**TASK TO CARRY OUT**
Return every line below as is, leaving out the pictures.

**MATERIAL PROVIDED**
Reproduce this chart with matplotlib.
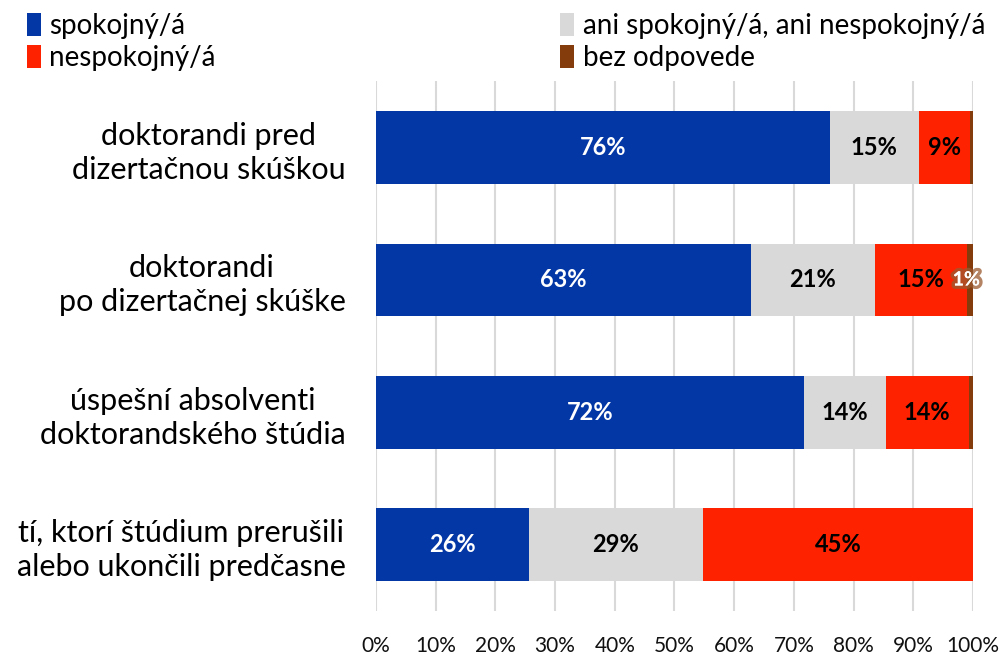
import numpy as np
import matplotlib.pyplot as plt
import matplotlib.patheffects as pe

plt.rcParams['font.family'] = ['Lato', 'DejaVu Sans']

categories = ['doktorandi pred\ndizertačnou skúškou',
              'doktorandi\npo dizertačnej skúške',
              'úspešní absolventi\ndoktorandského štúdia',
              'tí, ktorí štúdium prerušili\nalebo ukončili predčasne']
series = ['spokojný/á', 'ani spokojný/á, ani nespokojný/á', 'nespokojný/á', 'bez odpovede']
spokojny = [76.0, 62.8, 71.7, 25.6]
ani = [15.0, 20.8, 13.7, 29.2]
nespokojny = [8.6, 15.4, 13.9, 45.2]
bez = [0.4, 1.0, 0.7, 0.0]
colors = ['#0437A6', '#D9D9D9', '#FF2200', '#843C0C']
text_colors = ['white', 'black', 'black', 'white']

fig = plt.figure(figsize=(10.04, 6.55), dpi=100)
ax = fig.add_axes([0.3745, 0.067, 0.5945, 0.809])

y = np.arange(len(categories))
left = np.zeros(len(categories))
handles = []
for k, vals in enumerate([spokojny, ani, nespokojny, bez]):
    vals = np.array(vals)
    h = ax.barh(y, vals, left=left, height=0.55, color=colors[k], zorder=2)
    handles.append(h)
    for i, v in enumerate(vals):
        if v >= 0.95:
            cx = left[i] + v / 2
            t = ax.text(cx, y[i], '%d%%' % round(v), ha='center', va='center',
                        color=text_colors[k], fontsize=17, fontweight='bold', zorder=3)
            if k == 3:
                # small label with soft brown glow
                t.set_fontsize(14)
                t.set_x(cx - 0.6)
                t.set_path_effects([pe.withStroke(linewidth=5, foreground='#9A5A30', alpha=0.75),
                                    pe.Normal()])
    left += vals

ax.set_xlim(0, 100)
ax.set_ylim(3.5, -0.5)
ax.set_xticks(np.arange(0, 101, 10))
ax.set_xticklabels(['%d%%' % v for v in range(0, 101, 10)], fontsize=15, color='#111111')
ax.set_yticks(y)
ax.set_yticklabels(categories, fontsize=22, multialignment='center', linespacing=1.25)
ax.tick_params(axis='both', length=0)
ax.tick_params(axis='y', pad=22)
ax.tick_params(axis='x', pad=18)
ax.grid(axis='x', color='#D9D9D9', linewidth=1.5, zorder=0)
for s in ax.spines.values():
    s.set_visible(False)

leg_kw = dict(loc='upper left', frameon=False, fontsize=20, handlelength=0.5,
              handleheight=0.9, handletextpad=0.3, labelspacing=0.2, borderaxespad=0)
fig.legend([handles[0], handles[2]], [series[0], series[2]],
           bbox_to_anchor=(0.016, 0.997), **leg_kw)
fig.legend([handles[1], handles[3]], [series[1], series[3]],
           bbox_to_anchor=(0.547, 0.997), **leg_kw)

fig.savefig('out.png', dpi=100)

**EXPECTED OUTPUT**
Reproduce this chart with matplotlib.
import numpy as np
import matplotlib.pyplot as plt
import matplotlib.patheffects as pe

plt.rcParams['font.family'] = ['Lato', 'DejaVu Sans']

categories = ['doktorandi pred\ndizertačnou skúškou',
              'doktorandi\npo dizertačnej skúške',
              'úspešní absolventi\ndoktorandského štúdia',
              'tí, ktorí štúdium prerušili\nalebo ukončili predčasne']
series = ['spokojný/á', 'ani spokojný/á, ani nespokojný/á', 'nespokojný/á', 'bez odpovede']
spokojny = [76.0, 62.8, 71.7, 25.6]
ani = [15.0, 20.8, 13.7, 29.2]
nespokojny = [8.6, 15.4, 13.9, 45.2]
bez = [0.4, 1.0, 0.7, 0.0]
colors = ['#0437A6', '#D9D9D9', '#FF2200', '#843C0C']
text_colors = ['white', 'black', 'black', 'white']

fig = plt.figure(figsize=(10.04, 6.55), dpi=100)
ax = fig.add_axes([0.3745, 0.067, 0.5945, 0.809])

y = np.arange(len(categories))
left = np.zeros(len(categories))
handles = []
for k, vals in enumerate([spokojny, ani, nespokojny, bez]):
    vals = np.array(vals)
    h = ax.barh(y, vals, left=left, height=0.55, color=colors[k], zorder=2)
    handles.append(h)
    for i, v in enumerate(vals):
        if v >= 0.95:
            cx = left[i] + v / 2
            t = ax.text(cx, y[i], '%d%%' % round(v), ha='center', va='center',
                        color=text_colors[k], fontsize=17, fontweight='bold', zorder=3)
            if k == 3:
                # small label with soft brown glow
                t.set_fontsize(14)
                t.set_x(cx - 0.6)
                t.set_path_effects([pe.withStroke(linewidth=5, foreground='#9A5A30', alpha=0.75),
                                    pe.Normal()])
    left += vals

ax.set_xlim(0, 100)
ax.set_ylim(3.5, -0.5)
ax.set_xticks(np.arange(0, 101, 10))
ax.set_xticklabels(['%d%%' % v for v in range(0, 101, 10)], fontsize=15, color='#111111')
ax.set_yticks(y)
ax.set_yticklabels(categories, fontsize=22, multialignment='center', linespacing=1.25)
ax.tick_params(axis='both', length=0)
ax.tick_params(axis='y', pad=22)
ax.tick_params(axis='x', pad=18)
ax.grid(axis='x', color='#D9D9D9', linewidth=1.5, zorder=0)
for s in ax.spines.values():
    s.set_visible(False)

leg_kw = dict(loc='upper left', frameon=False, fontsize=20, handlelength=0.5,
              handleheight=0.9, handletextpad=0.3, labelspacing=0.2, borderaxespad=0)
fig.legend([handles[0], handles[2]], [series[0], series[2]],
           bbox_to_anchor=(0.016, 0.997), **leg_kw)
fig.legend([handles[1], handles[3]], [series[1], series[3]],
           bbox_to_anchor=(0.547, 0.997), **leg_kw)

fig.savefig('out.png', dpi=100)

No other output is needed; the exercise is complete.